Reproduce the data below in full and exclude every picture.

[Information provided]:
--------------------------------
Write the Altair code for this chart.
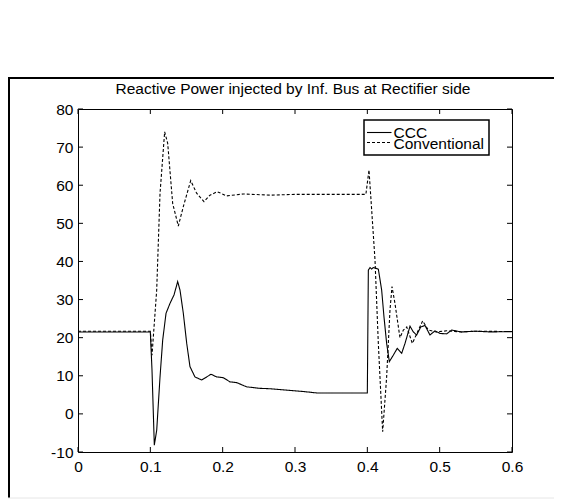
import altair as alt
import pandas as pd

# ---- data ----
ccc_t = [0, 0.1, 0.1023, 0.1055, 0.1088, 0.1134, 0.1171, 0.1217, 0.1272, 0.1327,
         0.1378, 0.141, 0.1456, 0.1503, 0.1548, 0.1617, 0.171, 0.1779, 0.1839, 0.1917,
         0.2009, 0.2101, 0.2194, 0.2332, 0.2516, 0.2654, 0.29, 0.31, 0.33, 0.36, 0.4,
         0.4014, 0.4037, 0.406, 0.4083, 0.4152, 0.4198, 0.423, 0.4267, 0.4304, 0.4359,
         0.4414, 0.4475, 0.4521, 0.459, 0.4636, 0.4682, 0.4738, 0.4797, 0.4866, 0.4935,
         0.5005, 0.5097, 0.5166, 0.53, 0.55, 0.57, 0.6]
ccc_v = [21.5, 21.5, 11.5, -8.2, -4.3, 9.7, 19.4, 26.4, 29.0, 31.2,
         34.7, 32.5, 26.4, 18.5, 12.4, 9.7, 8.9, 9.7, 10.4, 9.7,
         9.5, 8.4, 8.2, 7.1, 6.7, 6.6, 6.2, 5.9, 5.5, 5.5, 5.5,
         37.7, 38.4, 38.0, 38.4, 38.0, 32.5, 25.5, 18.5, 13.7, 15.4,
         17.2, 15.9, 18.5, 23.0, 21.5, 20.7, 22.8, 23.2, 20.7, 21.8,
         21.1, 21.0, 22.0, 21.5, 21.7, 21.5, 21.6]

conv_t = [0, 0.1, 0.1023, 0.1088, 0.1134, 0.1198, 0.124, 0.1309, 0.1387, 0.1456,
          0.1558, 0.164, 0.1742, 0.1825, 0.1926, 0.2055, 0.2286, 0.2654, 0.3, 0.35,
          0.398, 0.4023, 0.406, 0.4106, 0.4152, 0.4212, 0.4267, 0.4313, 0.4341, 0.4382,
          0.4451, 0.4498, 0.4545, 0.4622, 0.4765, 0.4843, 0.495, 0.51, 0.53, 0.55, 0.6]
conv_v = [21.7, 21.7, 15.4, 32.5, 57.9, 74.0, 71.0, 55.2, 49.3, 54.4,
          61.2, 57.9, 55.7, 57.4, 58.3, 57.2, 57.7, 57.4, 57.6, 57.6,
          57.6, 64.0, 53.5, 40.4, 18.5, -4.7, 9.7, 27.2, 33.4, 29.0,
          20.0, 22.0, 22.8, 18.5, 24.4, 22.0, 21.5, 21.8, 21.5, 21.7, 21.6]

series_names = ["CCC", "Conventional"]
x_ticks = [0, 0.1, 0.2, 0.3, 0.4, 0.5, 0.6]
y_ticks = [-10, 0, 10, 20, 30, 40, 50, 60, 70, 80]
title_text = "Reactive Power injected by Inf. Bus at Rectifier side"

# ---- layout ----
W, H = 434, 343
FONT = "Liberation Sans"
FS = 15.5

df = pd.concat([
    pd.DataFrame({"t": ccc_t, "q": ccc_v, "series": series_names[0]}),
    pd.DataFrame({"t": conv_t, "q": conv_v, "series": series_names[1]}),
], ignore_index=True)

xs = alt.Scale(domain=[x_ticks[0], x_ticks[-1]], nice=False, zero=False)
ys = alt.Scale(domain=[y_ticks[0], y_ticks[-1]], nice=False, zero=False)

x_axis = alt.Axis(values=x_ticks, labelExpr="'' + datum.value", grid=False,
                  domain=False, ticks=False, labelPadding=7, title=None,
                  labelFlush=False, labelOverlap=False,
                  labelFontSize=FS, labelFont=FONT, labelColor="black")
y_axis = alt.Axis(values=y_ticks, labelExpr="'' + datum.value", grid=False,
                  domain=False, ticks=False, labelPadding=5, title=None,
                  labelFlush=False, labelOverlap=False,
                  labelFontSize=FS, labelFont=FONT, labelColor="black")

lines = alt.Chart(df).mark_line(color="black", strokeWidth=1.1).encode(
    x=alt.X("t:Q", scale=xs, axis=x_axis),
    y=alt.Y("q:Q", scale=ys, axis=y_axis),
    strokeDash=alt.StrokeDash("series:N",
                              scale=alt.Scale(domain=series_names, range=[[1, 0], [3, 2]]),
                              legend=None),
)

xt = pd.DataFrame({"t": x_ticks})
yt = pd.DataFrame({"q": y_ticks})
tick_x_bottom = alt.Chart(xt).mark_rule(color="black").encode(
    x=alt.X("t:Q", scale=xs, axis=x_axis), y=alt.value(H), y2=alt.value(H - 5))
tick_x_top = alt.Chart(xt).mark_rule(color="black").encode(
    x=alt.X("t:Q", scale=xs, axis=x_axis), y=alt.value(0), y2=alt.value(5))
tick_y_left = alt.Chart(yt).mark_rule(color="black").encode(
    y=alt.Y("q:Q", scale=ys, axis=y_axis), x=alt.value(0), x2=alt.value(5))
tick_y_right = alt.Chart(yt).mark_rule(color="black").encode(
    y=alt.Y("q:Q", scale=ys, axis=y_axis), x=alt.value(W - 5), x2=alt.value(W))

one = pd.DataFrame({"a": [0]})
border_top = alt.Chart(one).mark_rule(color="black", strokeWidth=2).encode(
    x=alt.value(-70), x2=alt.value(480), y=alt.value(-31))
border_left = alt.Chart(one).mark_rule(color="black", strokeWidth=2).encode(
    x=alt.value(-69), y=alt.value(-31), y2=alt.value(389))
border_bottom = alt.Chart(one).mark_rule(color="#e6e6e6", strokeWidth=1).encode(
    x=alt.value(-70), x2=alt.value(480), y=alt.value(389))

title = alt.Chart(one).mark_text(text=title_text, align="center", baseline="alphabetic",
                                 font=FONT, fontSize=FS, color="black").encode(
    x=alt.value(215), y=alt.value(-15.5))

# legend (drawn by hand to reproduce the overlapping MATLAB entries)
leg_box = alt.Chart(one).mark_rect(fill="white", stroke="black", strokeWidth=1.5).encode(
    x=alt.value(286), x2=alt.value(411), y=alt.value(11), y2=alt.value(46))
leg_l1 = alt.Chart(one).mark_rule(color="black", strokeWidth=1.1).encode(
    x=alt.value(289), x2=alt.value(313.5), y=alt.value(23.5))
leg_l2 = alt.Chart(one).mark_rule(color="black", strokeWidth=1.1, strokeDash=[3, 2]).encode(
    x=alt.value(289), x2=alt.value(313.5), y=alt.value(33.5))
leg_t1 = alt.Chart(one).mark_text(text=series_names[0], align="left", baseline="alphabetic",
                                  font=FONT, fontSize=FS, color="black").encode(
    x=alt.value(315.5), y=alt.value(29.3))
leg_t2 = alt.Chart(one).mark_text(text=series_names[1], align="left", baseline="alphabetic",
                                  font=FONT, fontSize=FS, color="black").encode(
    x=alt.value(315.5), y=alt.value(40.3))

chart = alt.layer(
    border_top, border_left, border_bottom, title,
    lines, tick_x_bottom, tick_x_top, tick_y_left, tick_y_right,
    leg_box, leg_l1, leg_l2, leg_t1, leg_t2,
).properties(
    width=W, height=H,
    autosize=alt.AutoSizeParams(type="none"),
    padding={"left": 70, "top": 101, "right": 42, "bottom": 47},
).configure_view(stroke="black", strokeWidth=1)

chart.save("out.html", embed_options={"renderer": "svg", "actions": False})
--------------------------------
[Solution for this exercise]:
Write the Altair code for this chart.
import altair as alt
import pandas as pd

# ---- data ----
ccc_t = [0, 0.1, 0.1023, 0.1055, 0.1088, 0.1134, 0.1171, 0.1217, 0.1272, 0.1327,
         0.1378, 0.141, 0.1456, 0.1503, 0.1548, 0.1617, 0.171, 0.1779, 0.1839, 0.1917,
         0.2009, 0.2101, 0.2194, 0.2332, 0.2516, 0.2654, 0.29, 0.31, 0.33, 0.36, 0.4,
         0.4014, 0.4037, 0.406, 0.4083, 0.4152, 0.4198, 0.423, 0.4267, 0.4304, 0.4359,
         0.4414, 0.4475, 0.4521, 0.459, 0.4636, 0.4682, 0.4738, 0.4797, 0.4866, 0.4935,
         0.5005, 0.5097, 0.5166, 0.53, 0.55, 0.57, 0.6]
ccc_v = [21.5, 21.5, 11.5, -8.2, -4.3, 9.7, 19.4, 26.4, 29.0, 31.2,
         34.7, 32.5, 26.4, 18.5, 12.4, 9.7, 8.9, 9.7, 10.4, 9.7,
         9.5, 8.4, 8.2, 7.1, 6.7, 6.6, 6.2, 5.9, 5.5, 5.5, 5.5,
         37.7, 38.4, 38.0, 38.4, 38.0, 32.5, 25.5, 18.5, 13.7, 15.4,
         17.2, 15.9, 18.5, 23.0, 21.5, 20.7, 22.8, 23.2, 20.7, 21.8,
         21.1, 21.0, 22.0, 21.5, 21.7, 21.5, 21.6]

conv_t = [0, 0.1, 0.1023, 0.1088, 0.1134, 0.1198, 0.124, 0.1309, 0.1387, 0.1456,
          0.1558, 0.164, 0.1742, 0.1825, 0.1926, 0.2055, 0.2286, 0.2654, 0.3, 0.35,
          0.398, 0.4023, 0.406, 0.4106, 0.4152, 0.4212, 0.4267, 0.4313, 0.4341, 0.4382,
          0.4451, 0.4498, 0.4545, 0.4622, 0.4765, 0.4843, 0.495, 0.51, 0.53, 0.55, 0.6]
conv_v = [21.7, 21.7, 15.4, 32.5, 57.9, 74.0, 71.0, 55.2, 49.3, 54.4,
          61.2, 57.9, 55.7, 57.4, 58.3, 57.2, 57.7, 57.4, 57.6, 57.6,
          57.6, 64.0, 53.5, 40.4, 18.5, -4.7, 9.7, 27.2, 33.4, 29.0,
          20.0, 22.0, 22.8, 18.5, 24.4, 22.0, 21.5, 21.8, 21.5, 21.7, 21.6]

series_names = ["CCC", "Conventional"]
x_ticks = [0, 0.1, 0.2, 0.3, 0.4, 0.5, 0.6]
y_ticks = [-10, 0, 10, 20, 30, 40, 50, 60, 70, 80]
title_text = "Reactive Power injected by Inf. Bus at Rectifier side"

# ---- layout ----
W, H = 434, 343
FONT = "Liberation Sans"
FS = 15.5

df = pd.concat([
    pd.DataFrame({"t": ccc_t, "q": ccc_v, "series": series_names[0]}),
    pd.DataFrame({"t": conv_t, "q": conv_v, "series": series_names[1]}),
], ignore_index=True)

xs = alt.Scale(domain=[x_ticks[0], x_ticks[-1]], nice=False, zero=False)
ys = alt.Scale(domain=[y_ticks[0], y_ticks[-1]], nice=False, zero=False)

x_axis = alt.Axis(values=x_ticks, labelExpr="'' + datum.value", grid=False,
                  domain=False, ticks=False, labelPadding=7, title=None,
                  labelFlush=False, labelOverlap=False,
                  labelFontSize=FS, labelFont=FONT, labelColor="black")
y_axis = alt.Axis(values=y_ticks, labelExpr="'' + datum.value", grid=False,
                  domain=False, ticks=False, labelPadding=5, title=None,
                  labelFlush=False, labelOverlap=False,
                  labelFontSize=FS, labelFont=FONT, labelColor="black")

lines = alt.Chart(df).mark_line(color="black", strokeWidth=1.1).encode(
    x=alt.X("t:Q", scale=xs, axis=x_axis),
    y=alt.Y("q:Q", scale=ys, axis=y_axis),
    strokeDash=alt.StrokeDash("series:N",
                              scale=alt.Scale(domain=series_names, range=[[1, 0], [3, 2]]),
                              legend=None),
)

xt = pd.DataFrame({"t": x_ticks})
yt = pd.DataFrame({"q": y_ticks})
tick_x_bottom = alt.Chart(xt).mark_rule(color="black").encode(
    x=alt.X("t:Q", scale=xs, axis=x_axis), y=alt.value(H), y2=alt.value(H - 5))
tick_x_top = alt.Chart(xt).mark_rule(color="black").encode(
    x=alt.X("t:Q", scale=xs, axis=x_axis), y=alt.value(0), y2=alt.value(5))
tick_y_left = alt.Chart(yt).mark_rule(color="black").encode(
    y=alt.Y("q:Q", scale=ys, axis=y_axis), x=alt.value(0), x2=alt.value(5))
tick_y_right = alt.Chart(yt).mark_rule(color="black").encode(
    y=alt.Y("q:Q", scale=ys, axis=y_axis), x=alt.value(W - 5), x2=alt.value(W))

one = pd.DataFrame({"a": [0]})
border_top = alt.Chart(one).mark_rule(color="black", strokeWidth=2).encode(
    x=alt.value(-70), x2=alt.value(480), y=alt.value(-31))
border_left = alt.Chart(one).mark_rule(color="black", strokeWidth=2).encode(
    x=alt.value(-69), y=alt.value(-31), y2=alt.value(389))
border_bottom = alt.Chart(one).mark_rule(color="#e6e6e6", strokeWidth=1).encode(
    x=alt.value(-70), x2=alt.value(480), y=alt.value(389))

title = alt.Chart(one).mark_text(text=title_text, align="center", baseline="alphabetic",
                                 font=FONT, fontSize=FS, color="black").encode(
    x=alt.value(215), y=alt.value(-15.5))

# legend (drawn by hand to reproduce the overlapping MATLAB entries)
leg_box = alt.Chart(one).mark_rect(fill="white", stroke="black", strokeWidth=1.5).encode(
    x=alt.value(286), x2=alt.value(411), y=alt.value(11), y2=alt.value(46))
leg_l1 = alt.Chart(one).mark_rule(color="black", strokeWidth=1.1).encode(
    x=alt.value(289), x2=alt.value(313.5), y=alt.value(23.5))
leg_l2 = alt.Chart(one).mark_rule(color="black", strokeWidth=1.1, strokeDash=[3, 2]).encode(
    x=alt.value(289), x2=alt.value(313.5), y=alt.value(33.5))
leg_t1 = alt.Chart(one).mark_text(text=series_names[0], align="left", baseline="alphabetic",
                                  font=FONT, fontSize=FS, color="black").encode(
    x=alt.value(315.5), y=alt.value(29.3))
leg_t2 = alt.Chart(one).mark_text(text=series_names[1], align="left", baseline="alphabetic",
                                  font=FONT, fontSize=FS, color="black").encode(
    x=alt.value(315.5), y=alt.value(40.3))

chart = alt.layer(
    border_top, border_left, border_bottom, title,
    lines, tick_x_bottom, tick_x_top, tick_y_left, tick_y_right,
    leg_box, leg_l1, leg_l2, leg_t1, leg_t2,
).properties(
    width=W, height=H,
    autosize=alt.AutoSizeParams(type="none"),
    padding={"left": 70, "top": 101, "right": 42, "bottom": 47},
).configure_view(stroke="black", strokeWidth=1)

chart.save("out.html", embed_options={"renderer": "svg", "actions": False})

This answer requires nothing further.